Written task
Begin with the first line of the material and copy each line word for word through the line that contains "plt.rcParams['mathtext.bf'] = 'Liberation"; the pictures are left out.

Entries with chart source code
*****

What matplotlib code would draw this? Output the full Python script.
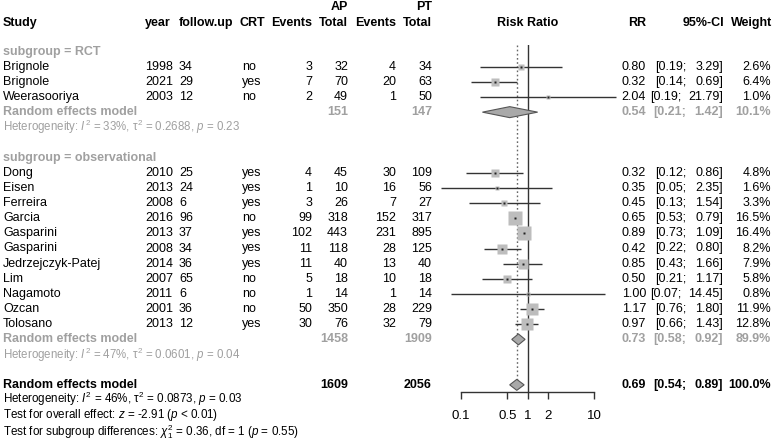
import numpy as np
import matplotlib
matplotlib.use('Agg')
import matplotlib.pyplot as plt
from matplotlib.patches import Polygon

plt.rcParams['font.family'] = ['Liberation Sans', 'DejaVu Sans']
plt.rcParams['mathtext.fontset'] = 'custom'
plt.rcParams['mathtext.rm'] = 'Liberation Sans'
plt.rcParams['mathtext.it'] = 'Liberation Sans:italic'
plt.rcParams['mathtext.bf'] = 'Liberation Sans:bold'

# study level data
studies = ['Brignole', 'Brignole', 'Weerasooriya',
           'Dong', 'Eisen', 'Ferreira', 'Garcia', 'Gasparini', 'Gasparini',
           'Jedrzejczyk-Patej', 'Lim', 'Nagamoto', 'Ozcan', 'Tolosano']
years = [1998, 2021, 2003, 2010, 2013, 2008, 2016, 2013, 2008, 2014, 2007, 2011, 2001, 2013]
follow_up = [34, 29, 12, 25, 24, 6, 96, 37, 34, 36, 65, 6, 36, 12]
crt = ['no', 'yes', 'no', 'yes', 'yes', 'yes', 'no', 'yes', 'yes', 'yes', 'no', 'no', 'no', 'yes']
ap_events = [3, 7, 2, 4, 1, 3, 99, 102, 11, 11, 5, 1, 50, 30]
ap_total = [32, 70, 49, 45, 10, 26, 318, 443, 118, 40, 18, 14, 350, 76]
pt_events = [4, 20, 1, 30, 16, 7, 152, 231, 28, 13, 10, 1, 28, 32]
pt_total = [34, 63, 50, 109, 56, 27, 317, 895, 125, 40, 18, 14, 229, 79]
rr = [0.80, 0.32, 2.04, 0.32, 0.35, 0.45, 0.65, 0.89, 0.42, 0.85, 0.50, 1.00, 1.17, 0.97]
ci_lo = [0.19, 0.14, 0.19, 0.12, 0.05, 0.13, 0.53, 0.73, 0.22, 0.43, 0.21, 0.07, 0.76, 0.66]
ci_hi = [3.29, 0.69, 21.79, 0.86, 2.35, 1.54, 0.79, 1.09, 0.80, 1.66, 1.17, 14.45, 1.80, 1.43]
weight = [2.6, 6.4, 1.0, 4.8, 1.6, 3.3, 16.5, 16.4, 8.2, 7.9, 5.8, 0.8, 11.9, 12.8]
n_per_group = [3, 11]

# subgroup summaries
sub_names = ['RCT', 'observational']
sub_rr = [0.54, 0.73]
sub_lo = [0.21, 0.58]
sub_hi = [1.42, 0.92]
sub_w = [10.1, 89.9]
sub_ap = [151, 1458]
sub_pt = [147, 1909]
sub_i2 = [33, 47]
sub_tau2 = ['0.2688', '0.0601']
sub_p = ['0.23', '0.04']

# overall
tot_rr, tot_lo, tot_hi, tot_w = 0.69, 0.54, 0.89, 100.0
tot_ap, tot_pt = 1609, 2056
tot_i2, tot_tau2, tot_p = 46, '0.0873', '0.03'
z_val, z_p = '-2.91', '< 0.01'
chi2, chi_df, chi_p = '0.36', 1, '0.55'

GREY = '#a0a0a0'
FS = 9.0

W, H = 776, 442
fig = plt.figure(figsize=(W / 100, H / 100), dpi=100)
ax = fig.add_axes([0, 0, 1, 1])
ax.set_xlim(0, W)
ax.set_ylim(H, 0)
ax.axis('off')

# forest panel, y in same pixel units
x0, x1 = 461, 594
ytop, yaxis = 45, 392
axf = fig.add_axes([x0 / W, (H - yaxis) / H, (x1 - x0) / W, (yaxis - ytop) / H])
axf.set_xscale('log')
axf.set_xlim(0.1, 10)
axf.set_ylim(yaxis, ytop)
axf.patch.set_alpha(0)
for s in ['top', 'left', 'right']:
    axf.spines[s].set_visible(False)
axf.spines['bottom'].set_color('#333333')
axf.spines['bottom'].set_linewidth(1.0)
axf.set_yticks([])
axf.set_xticks([0.1, 0.5, 1, 2, 10])
axf.set_xticklabels(['0.1', '0.5', '1', '2', '10'], fontsize=9.5)
axf.xaxis.set_minor_locator(matplotlib.ticker.NullLocator())
axf.tick_params(axis='x', length=5, width=1.0, color='#333333', pad=8)


def row_y(i):
    return 66.7 + 15.15 * i


def txt(x, y, s, ha='left', color='black', bold=False, size=FS):
    ax.text(x, y, s, ha=ha, va='center', color=color, fontsize=size,
            fontweight='bold' if bold else 'normal')


def ci_text(y, r, lo, hi, w, color='black', bold=False):
    txt(646, y, f'{r:.2f}', ha='right', color=color, bold=bold)
    shift = 5 if hi >= 10 else 0
    txt(686 - shift, y, f'[{lo:.2f};', ha='right', color=color, bold=bold)
    txt(723, y, f'{hi:.2f}]', ha='right', color=color, bold=bold)
    txt(771, y, f'{w:.1f}%', ha='right', color=color, bold=bold)


def diamond(y, r, lo, hi):
    h = 5.5
    poly = Polygon([[lo, y], [r, y - h], [hi, y], [r, y + h]], closed=True,
                   facecolor='#a9a9a9', edgecolor='#555555', lw=0.8, zorder=4,
                   clip_on=False)
    axf.add_patch(poly)


# header
txt(348, 7, 'AP', ha='right', bold=True)
txt(432, 7, 'PT', ha='right', bold=True)
hy = 23
txt(3, hy, 'Study', bold=True)
txt(145, hy, 'year', bold=True)
txt(179, hy, 'follow.up', bold=True)
txt(240, hy, 'CRT', bold=True)
txt(312, hy, 'Events', ha='right', bold=True)
txt(348, hy, 'Total', ha='right', bold=True)
txt(396, hy, 'Events', ha='right', bold=True)
txt(432, hy, 'Total', ha='right', bold=True)
txt(527.5, hy, 'Risk Ratio', ha='center', bold=True)
txt(646, hy, 'RR', ha='right', bold=True)
txt(724, hy, '95%-CI', ha='right', bold=True)
txt(772, hy, 'Weight', ha='right', bold=True)

# reference lines
axf.axvline(1, color='#333333', lw=1.0, zorder=2)
axf.vlines(tot_rr, ytop, row_y(21) - 5, color='#666666', lw=1.0,
           linestyles=(0, (1.2, 1.8)), zorder=2)

row = -1
k = 0
for g in range(2):
    txt(3, row_y(row), f'subgroup = {sub_names[g]}', color=GREY, bold=True)
    for j in range(n_per_group[g]):
        row += 1
        y = row_y(row)
        txt(3, y, studies[k])
        txt(145, y, str(years[k]))
        txt(179, y, str(follow_up[k]))
        txt(242, y, crt[k])
        txt(312, y, str(ap_events[k]), ha='right')
        txt(348, y, str(ap_total[k]), ha='right')
        txt(396, y, str(pt_events[k]), ha='right')
        txt(432, y, str(pt_total[k]), ha='right')
        ci_text(y, rr[k], ci_lo[k], ci_hi[k], weight[k])
        axf.hlines(y, ci_lo[k], ci_hi[k], color='#333333', lw=1.0, zorder=3,
                   clip_on=False)
        side = 3.4 * np.sqrt(weight[k]) * 0.72
        axf.plot(rr[k], y, marker='s', ms=side, color='#bdbdbd', mec='none',
                 zorder=3.5, clip_on=False)
        axf.plot(rr[k], y, marker='s', ms=1.8, color='#222222', mec='none',
                 zorder=4, clip_on=False)
        k += 1
    row += 1
    y = row_y(row)
    txt(3, y, 'Random effects model', color=GREY, bold=True)
    txt(348, y, str(sub_ap[g]), ha='right', color=GREY, bold=True)
    txt(432, y, str(sub_pt[g]), ha='right', color=GREY, bold=True)
    ci_text(y, sub_rr[g], sub_lo[g], sub_hi[g], sub_w[g], color=GREY, bold=True)
    diamond(y, sub_rr[g], sub_lo[g], sub_hi[g])
    row += 1
    txt(3, row_y(row),
        f'Heterogeneity: $I^2$ = {sub_i2[g]}%, τ$^2$ = {sub_tau2[g]}, $p$ = {sub_p[g]}',
        color=GREY, size=8.3)
    row += 2

# overall
row = 21
y = row_y(row)
txt(3, y, 'Random effects model', bold=True)
txt(348, y, str(tot_ap), ha='right', bold=True)
txt(432, y, str(tot_pt), ha='right', bold=True)
ci_text(y, tot_rr, tot_lo, tot_hi, tot_w, bold=True)
diamond(y, tot_rr, tot_lo, tot_hi)
txt(3, row_y(22) - 1.5,
    f'Heterogeneity: $I^2$ = {tot_i2}%, τ$^2$ = {tot_tau2}, $p$ = {tot_p}', size=8.4)
txt(3, row_y(23), f'Test for overall effect: $z$ = {z_val} ($p$ {z_p})', size=8.4)
txt(3, row_y(24) + 1,
    f'Test for subgroup differences: $\\chi^2_{chi_df}$ = {chi2}, df = {chi_df} ($p$ = {chi_p})',
    size=8.4)

fig.savefig('out.png', dpi=100)
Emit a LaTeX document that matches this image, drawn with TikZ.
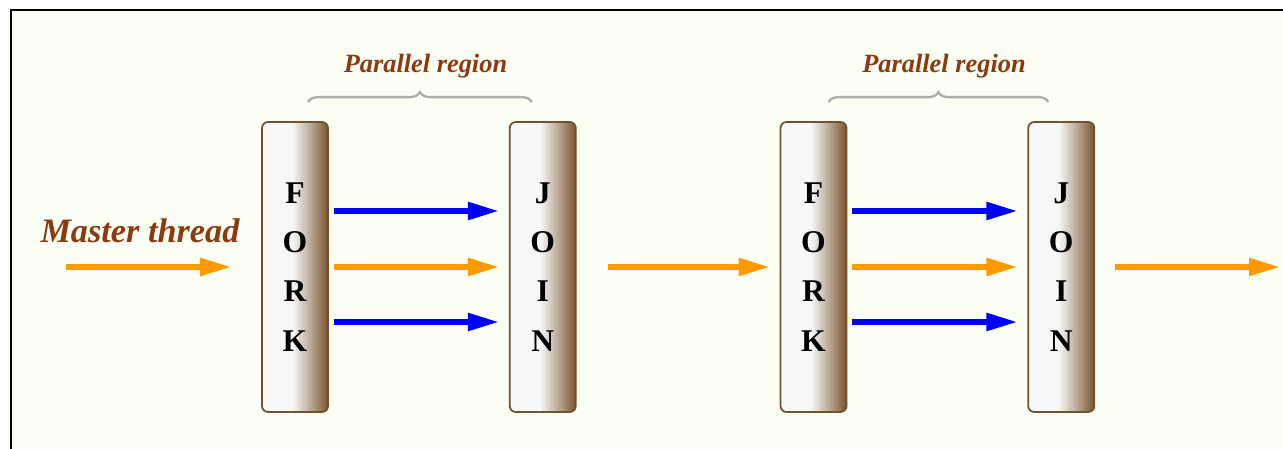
\documentclass[tikz,border=0pt]{standalone}
\usepackage{fontspec}
\setmainfont{Liberation Serif}
\usepackage{xcolor}
\usepackage{tikz}
\usetikzlibrary{positioning, arrows.meta, decorations.pathreplacing}

\definecolor{cream}{RGB}{251,254,243}
\definecolor{barkbrown}{RGB}{122,84,46}
\definecolor{edgebrown}{RGB}{112,82,48}
\definecolor{paleside}{RGB}{247,247,247}
\definecolor{rust}{RGB}{140,58,16}
\definecolor{threadorange}{RGB}{255,153,0}

% pale on the left, darkening to brown on the right
\pgfdeclarehorizontalshading{barrel}{100bp}{color(0bp)=(paleside); color(25bp)=(paleside);
  color(48bp)=(paleside); color(62bp)=(barkbrown!50!paleside); color(75bp)=(barkbrown);
  color(100bp)=(barkbrown)}

\begin{document}
\begin{tikzpicture}[
      bar/.style={draw=edgebrown, line width=1pt, rounded corners=0.12cm, shading=barrel,
        minimum width=1.32cm, minimum height=5.8cm, inner sep=0pt, align=center,
        font=\fontsize{18}{28}\selectfont\bfseries},
      thread/.style={line width=0.11cm, -{Triangle[length=0.62cm, width=0.34cm]}},
      master/.style={thread, threadorange},
      worker/.style={thread, blue},
      brace/.style={decorate, decoration={brace, amplitude=0.2cm}, gray!65, line width=1.3pt},
      note/.style={text=rust, font=\bfseries\itshape}
    ]
    \useasboundingbox (0,0) rectangle (25.66,8.98);
    \fill[cream] (0.22,0) rectangle (25.66,8.78);
    \draw[line width=1.2pt] (0.22,0) -- (0.22,8.78) -- (25.66,8.78);

    \node[bar] (fork1) at (5.90,3.64) {F\\O\\R\\K};
    \node[bar, right=3.6cm of fork1] (join1) {J\\O\\I\\N};
    \node[bar, right=4.06cm of join1] (fork2) {F\\O\\R\\K};
    \node[bar, right=3.6cm of fork2] (join2) {J\\O\\I\\N};

    \coordinate (start) at (1.32,3.64);
    \coordinate (finish) at (25.6,3.64);

    \node[note, font=\fontsize{19.5}{22}\selectfont\bfseries\itshape] (mlabel) at (2.8,4.36) {Master thread};

    \draw[master, shorten >=0.6cm] (start) -- (fork1);
    \draw[worker, shorten <=0.1cm, shorten >=0.2cm] ([yshift=1.12cm]fork1.east) -- ([yshift=1.12cm]join1.west);
    \draw[master, shorten <=0.1cm, shorten >=0.2cm] (fork1) -- (join1);
    \draw[worker, shorten <=0.1cm, shorten >=0.2cm] ([yshift=-1.1cm]fork1.east) -- ([yshift=-1.1cm]join1.west);
    \draw[master, shorten <=0.62cm, shorten >=0.2cm] (join1) -- (fork2);
    \draw[worker, shorten <=0.1cm, shorten >=0.2cm] ([yshift=1.12cm]fork2.east) -- ([yshift=1.12cm]join2.west);
    \draw[master, shorten <=0.1cm, shorten >=0.2cm] (fork2) -- (join2);
    \draw[worker, shorten <=0.1cm, shorten >=0.2cm] ([yshift=-1.1cm]fork2.east) -- ([yshift=-1.1cm]join2.west);
    \draw[master, shorten <=0.4cm] (join2) -- (finish);

    \draw[brace] ([shift={(0.26,0.38)}]fork1.north) -- ([shift={(-0.22,0.38)}]join1.north);
    \draw[brace] ([shift={(0.30,0.38)}]fork2.north) -- ([shift={(-0.26,0.38)}]join2.north);

    \node[note, font=\fontsize{15}{18}\selectfont\bfseries\itshape] (plabel1) at (8.51,7.66) {Parallel region};
    \node[note, font=\fontsize{15}{18}\selectfont\bfseries\itshape] (plabel2) at (18.88,7.66) {Parallel region};
  \end{tikzpicture}
\end{document}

*****

Reply to the exercise
What matplotlib code would draw this? Output the full Python script.
import numpy as np
import matplotlib
matplotlib.use('Agg')
import matplotlib.pyplot as plt
from matplotlib.patches import Polygon

plt.rcParams['font.family'] = ['Liberation Sans', 'DejaVu Sans']
plt.rcParams['mathtext.fontset'] = 'custom'
plt.rcParams['mathtext.rm'] = 'Liberation Sans'
plt.rcParams['mathtext.it'] = 'Liberation Sans:italic'
plt.rcParams['mathtext.bf'] = 'Liberation Sans:bold'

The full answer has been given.